Raccolgo l’appello, ne comprendo la paura, ne comprendo l’urlo. Deve essere drammatico, la parola non lo esprime nella sua potenza, pensare che la memoria di quel che è stato possa finire nascosta nelle pieghe di una stanchezza ingiustificabile.

Lo raccolgo l’appello e, come al solito scrivo, scrivo nella speranza che l’eco dell’urlo di Liliana Segre possa essere raccolto da tutti, da molti, da qualcuno… con la penna in mano, con le parole nella testa, con il cuore che sanguina ancora per quel che è stato: la Shoah.

Non l’ho vissuta, sono nata dopo, ho sessant’anni.
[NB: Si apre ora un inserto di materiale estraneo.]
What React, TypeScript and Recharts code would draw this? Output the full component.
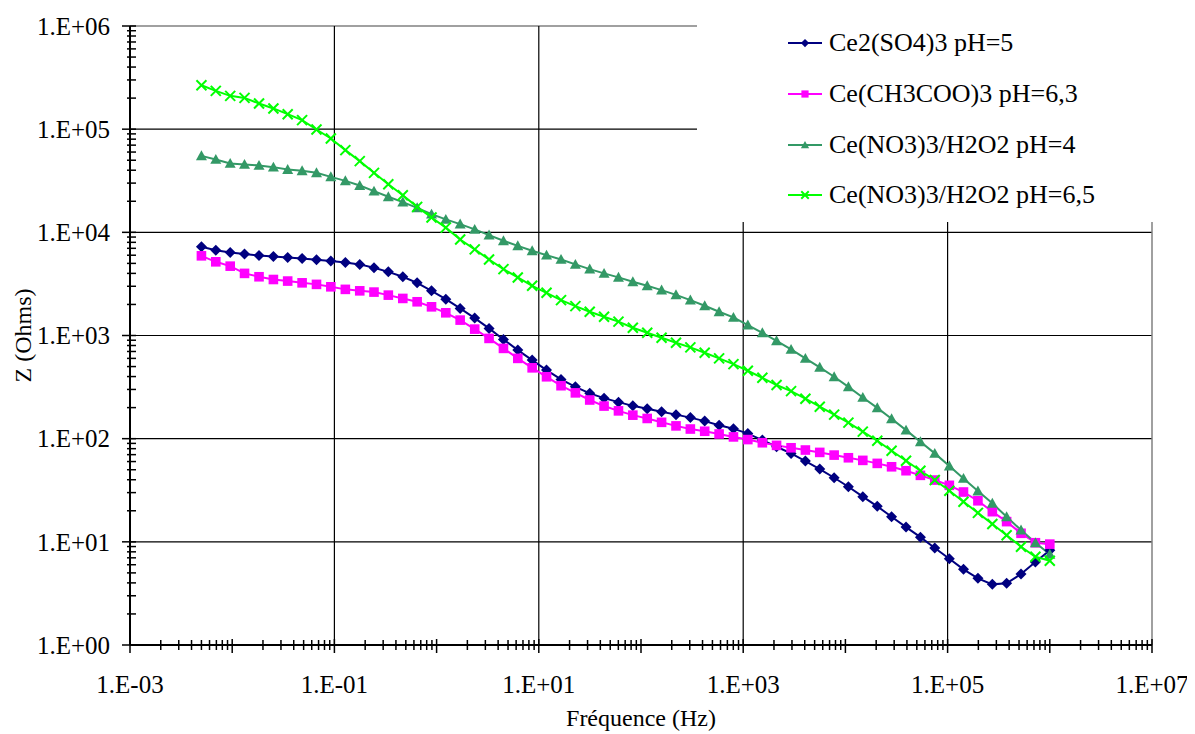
import { LineChart, Line, XAxis, YAxis, ReferenceLine, Legend } from "recharts";

// frequencies (Hz): 60 points, log-spaced from 5 mHz to 1 MHz
const freq = [
  5.0e-3, 6.91e-3, 9.56e-3, 1.32e-2, 1.83e-2, 2.53e-2, 3.49e-2, 4.83e-2, 6.68e-2, 9.23e-2,
  0.128, 0.177, 0.244, 0.337, 0.467, 0.645, 0.892, 1.23, 1.7, 2.36,
  3.26, 4.51, 6.23, 8.61, 11.9, 16.5, 22.8, 31.5, 43.5, 60.2,
  83.2, 115, 159, 220, 304, 420, 581, 803, 1110, 1540,
  2120, 2940, 4060, 5610, 7760, 10700, 14800, 20500, 28300, 39200,
  54200, 74900, 104000, 143000, 198000, 274000, 378000, 523000, 723000, 1000000,
];

// |Z| in Ohms
const ceSulfate = [
  7240, 6720, 6390, 6150, 5970, 5840, 5710, 5590, 5420, 5260,
  5110, 4890, 4530, 4140, 3710, 3240, 2710, 2250, 1830, 1474,
  1172, 916, 722, 578, 462, 375, 318, 275, 247, 226,
  208, 195, 182, 171, 160, 148, 135, 125, 112, 96.9,
  83.5, 72, 60.7, 50.7, 41.8, 34.2, 27.4, 22.1, 17.5, 13.9,
  11.1, 8.71, 6.86, 5.41, 4.43, 3.87, 3.96, 4.88, 6.37, 8.3,
];
const ceAcetate = [
  5920, 5180, 4700, 4000, 3710, 3490, 3370, 3240, 3130, 2965,
  2800, 2710, 2635, 2462, 2287, 2123, 1897, 1660, 1410, 1153,
  937, 750, 600, 486, 398, 326, 278, 237, 207, 186,
  169, 157, 144, 133, 124, 118, 111, 104, 98, 91.3,
  86.1, 81.6, 77.6, 73.6, 69.3, 65.3, 61.6, 57.6, 53.4, 48.9,
  44.1, 39.7, 35.3, 30.4, 25.0, 19.6, 15.7, 12.1, 9.8, 9.5,
];
const ceNitratePh4 = [
  55100, 50850, 46550, 45500, 44500, 42850, 40650, 39450, 37750, 34500,
  31550, 28450, 25070, 22100, 19630, 17270, 15000, 13340, 12020, 10670,
  9400, 8280, 7400, 6620, 6010, 5460, 4890, 4400, 4000, 3660,
  3315, 3030, 2754, 2479, 2203, 1941, 1698, 1497, 1261, 1062,
  889, 733, 600, 491, 398, 318, 251, 199, 156, 121,
  93.3, 72, 54.2, 41.2, 31.1, 23.6, 17.5, 13.0, 9.8, 7.57,
];
const ceNitratePh65 = [
  266800, 235000, 210300, 201000, 177400, 158800, 139700, 122300, 99300, 81300,
  62600, 48980, 37720, 29300, 22920, 17660, 13940, 11100, 8530, 6830,
  5460, 4400, 3655, 3030, 2593, 2203, 1928, 1698, 1518, 1364,
  1188, 1062, 950, 850, 767, 680, 600, 528, 455, 389,
  331, 289, 244, 204, 171, 143, 117, 95.4, 76.3, 61.1,
  48.9, 39.7, 31.3, 24.5, 19.1, 14.9, 11.6, 8.97, 7.17, 6.56,
];

const seriesNames = [
  "Ce2(SO4)3 pH=5",
  "Ce(CH3COO)3 pH=6,3",
  "Ce(NO3)3/H2O2 pH=4",
  "Ce(NO3)3/H2O2 pH=6,5",
];

// axis decades
const xDecades = [1e-3, 1e-2, 1e-1, 1, 10, 100, 1e3, 1e4, 1e5, 1e6, 1e7];
const xLabelled = [1e-3, 1e-1, 10, 1e3, 1e5, 1e7];
const yDecades = [1, 10, 100, 1e3, 1e4, 1e5, 1e6];
const minorSteps = [2, 3, 4, 5, 6, 7, 8, 9];

const xGrid = [1e-1, 10, 1e3, 1e5];
const yGrid = [10, 100, 1e3, 1e4, 1e5];

const withMinors = (decades: number[]) => {
  const out: number[] = [];
  decades.forEach((d, i) => {
    out.push(d);
    if (i < decades.length - 1) minorSteps.forEach((m) => out.push(d * m));
  });
  return out;
};
const xTicks = withMinors(xDecades);
const yTicks = withMinors(yDecades);

const data = freq.map((f, i) => ({
  f,
  s1: ceSulfate[i],
  s2: ceAcetate[i],
  s3: ceNitratePh4[i],
  s4: ceNitratePh65[i],
}));

const keys = ["s1", "s2", "s3", "s4"];

const FONT = "'Liberation Serif', 'Times New Roman', serif";

const styles: Record<string, { color: string; kind: string }> = {
  s1: { color: "#000080", kind: "diamond" },
  s2: { color: "#FF00FF", kind: "square" },
  s3: { color: "#339966", kind: "triangle" },
  s4: { color: "#00FF00", kind: "cross" },
};

function Marker({ kind, cx, cy, color, r }: any) {
  if (cx == null || cy == null) return null;
  if (kind === "diamond")
    return (
      <polygon
        points={`${cx},${cy - r} ${cx + r},${cy} ${cx},${cy + r} ${cx - r},${cy}`}
        fill={color}
      />
    );
  if (kind === "square")
    return <rect x={cx - r} y={cy - r} width={2 * r} height={2 * r} fill={color} />;
  if (kind === "triangle")
    return (
      <polygon
        points={`${cx},${cy - r} ${cx + r},${cy + r * 0.8} ${cx - r},${cy + r * 0.8}`}
        fill={color}
      />
    );
  return (
    <g stroke={color} strokeWidth={2}>
      <line x1={cx - r} y1={cy - r} x2={cx + r} y2={cy + r} />
      <line x1={cx - r} y1={cy + r} x2={cx + r} y2={cy - r} />
    </g>
  );
}

const sizes: Record<string, number> = { diamond: 5.5, square: 4.8, triangle: 5.5, cross: 5 };

const isDecade = (v: number) => Math.abs(Math.log10(v) - Math.round(Math.log10(v))) < 1e-9;
const fmt = (v: number) => {
  const e = Math.round(Math.log10(v));
  return `1.E${e < 0 ? "-" : "+"}${String(Math.abs(e)).padStart(2, "0")}`;
};

function XTick({ x, y, payload }: any) {
  const v = payload.value;
  const major = isDecade(v);
  return (
    <g>
      <line x1={x} x2={x} y1={y - (major ? 6 : 5)} y2={y + (major ? 8 : 5)} stroke="#000" strokeWidth={1.5} />
      {xLabelled.includes(v) && (
        <text x={x} y={y + 48} textAnchor="middle" fontSize={25} fontFamily={FONT} fill="#000">
          {fmt(v)}
        </text>
      )}
    </g>
  );
}

function YTick({ x, y, payload }: any) {
  const v = payload.value;
  const major = isDecade(v);
  return (
    <g>
      <line x1={x - (major ? 8 : 3)} x2={x + 6} y1={y} y2={y} stroke="#000" strokeWidth={1.5} />
      {major && (
        <text x={x - 20} y={y} dy="0.35em" textAnchor="end" fontSize={25} fontFamily={FONT} fill="#000">
          {fmt(v)}
        </text>
      )}
    </g>
  );
}

const renderLegend = (props: any) => {
  const entries = [...(props.payload || [])].sort(
    (a: any, b: any) => keys.indexOf(a.dataKey) - keys.indexOf(b.dataKey)
  );
  return (
    <div style={{ paddingTop: 10, paddingLeft: 91, fontFamily: FONT }}>
      {entries.map((entry: any) => {
        const st = styles[entry.dataKey];
        return (
          <div key={entry.dataKey} style={{ height: 50.7, display: "flex", alignItems: "center" }}>
            <svg width={34} height={20}>
              <line x1={0} x2={34} y1={10} y2={10} stroke={st.color} strokeWidth={2} />
              <Marker kind={st.kind} cx={17} cy={10} color={st.color} r={sizes[st.kind] * 0.75} />
            </svg>
            <span style={{ marginLeft: 7, fontSize: 26, color: "#000", whiteSpace: "nowrap" }}>
              {entry.value}
            </span>
          </div>
        );
      })}
    </div>
  );
};

export default function App() {
  return (
    <div style={{ width: 1187, height: 726, background: "#fff" }}>
      <LineChart width={1187} height={726} data={data} margin={{ top: 18, right: 43, bottom: 0, left: 0 }}>
        <XAxis
          dataKey="f"
          type="number"
          scale="log"
          domain={[1e-3, 1e7]}
          allowDataOverflow
          ticks={xTicks}
          interval={0}
          tick={<XTick />}
          tickLine={false}
          tickSize={0}
          tickMargin={0}
          height={89}
          axisLine={{ stroke: "#000", strokeWidth: 2 }}
          label={{
            value: "Fréquence (Hz)",
            position: "insideBottom",
            offset: 8,
            style: { fontSize: 24, fontFamily: FONT, fill: "#000" },
          }}
        />
        <YAxis
          type="number"
          scale="log"
          domain={[1, 1e6]}
          allowDataOverflow
          ticks={yTicks}
          interval={0}
          tick={<YTick />}
          tickLine={false}
          tickSize={0}
          tickMargin={0}
          width={122}
          axisLine={{ stroke: "#000", strokeWidth: 2 }}
          label={{
            value: "Z (Ohms)",
            angle: -90,
            position: "insideLeft",
            offset: 14,
            style: { fontSize: 24, fontFamily: FONT, fill: "#000", textAnchor: "middle" },
          }}
        />
        {yGrid.map((v) => (
          <ReferenceLine key={`y${v}`} y={v} stroke="#000" strokeWidth={1.2} />
        ))}
        <ReferenceLine y={1e6} stroke="#808080" strokeWidth={1.5} />
        {xGrid.map((v) => (
          <ReferenceLine key={`x${v}`} x={v} stroke="#000" strokeWidth={1.2} />
        ))}
        <ReferenceLine x={1e7} stroke="#808080" strokeWidth={1.5} />
        {keys.map((k, i) => (
          <Line
            key={k}
            dataKey={k}
            name={seriesNames[i]}
            type="linear"
            stroke={styles[k].color}
            strokeWidth={2}
            isAnimationActive={false}
            activeDot={false}
            dot={(p: any) => (
              <Marker
                key={`${k}-${p.index}`}
                kind={styles[k].kind}
                cx={p.cx}
                cy={p.cy}
                color={styles[k].color}
                r={sizes[styles[k].kind]}
              />
            )}
          />
        ))}
        <Legend
          layout="vertical"
          align="center"
          verticalAlign="middle"
          content={renderLegend}
          wrapperStyle={{ top: 0, left: 689, right: "auto", bottom: "auto", width: 498, height: 214, background: "#fff" }}
        />
      </LineChart>
    </div>
  );
}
Ma in casa mia se ne è parlato tanto. Mia nonna raccontava tanto. E, da ragazza, ho iniziato a leggere, studiare, cercare nei primi cenni della storia di capire, di conoscere. Ho letto tanto. Ho visto tanti documentari. Ho studiato. Non ho capito. Non si può capire. È successo, non deve succedere mai più. Non si può dimenticare. Non si può correre il rischio di dimenticare l’orrore. Non si può provare stanchezza nel trasmettere la storia di quel che è stato. L’orrore che ha attraversato l’Europa e l’Italia ed è ancora così vicino nel tempo da faticare a diventare storia da studiare, non lo possiamo dimenticare.

Avevo ventisette anni la prima volta che sono entrata in un Campo di Concentramento, in Germania, a Dachau. Sensazioni travolgenti, difficili da raccontare. Attaccate alla pelle. Il silenzio che avvolgeva il campo rimandava un rumore stordente, violento, abbacinante. Non riuscivo a muovermi, prigioniera del timore di oltraggiare i morti. Io, visitatore, di un luogo di sterminio, mi sentivo usurpatore della loro sofferenza, della loro paura. Camminavo nello stesso luogo, il terriccio, lo stesso, accoglieva i miei piedi, gli occhi vedevano oltre quel vuoto che appariva. Era come sentire, respirare la disperazione ma sapere di poter uscire fuori, di essere “solo” un visitatore di morte. Loro no.

Ogni cosa che avevo letto, studiato, visto, aveva preso vita, era diventata una realtà accecante. Mi ha trafitta, lacerata. Sono stata malissimo. Continuavo a leggere, studiare, vedere documentari, films, ascoltare per conoscere, per non dimenticare, per avere la forza di fermare la mano, la parola di chi si è stancato, di chi non sa andare oltre o è andato troppo oltre e non vede più niente se non sé stesso.

No, non si può correre il rischio di dimenticare, di rinchiudere nei remoti della memoria la realtà di quegli anni.

Raccolgo l’urlo di Liliana Segre perché correre il rischio di dimenticare brucerebbe di nuovo quelle vite, gli toglierebbe di nuovo la dignità e la vita.

Avevo vent’anni quando una rivista mensile o settimanale, non ricordo, uscì con una copertina, ad anticipare uno speciale sullo sterminio, che suscitò tanto dire: una “catasta” di corpi inermi, pelle attaccata alle ossa, visi scavati, righe lacere delle divise, numeri… Ho usato la parola “catasta” di proposito, per la sua semplicità a graffiare con forza.

Quella copertina è, ancora oggi, nei miei occhi. No, non dimenticheremo. Raccogliamo il testimone e continuiamo a parlare, a raccontare.

Questo è l’urlo di Liliana Segre. No, non dimenticheremo. Promesso!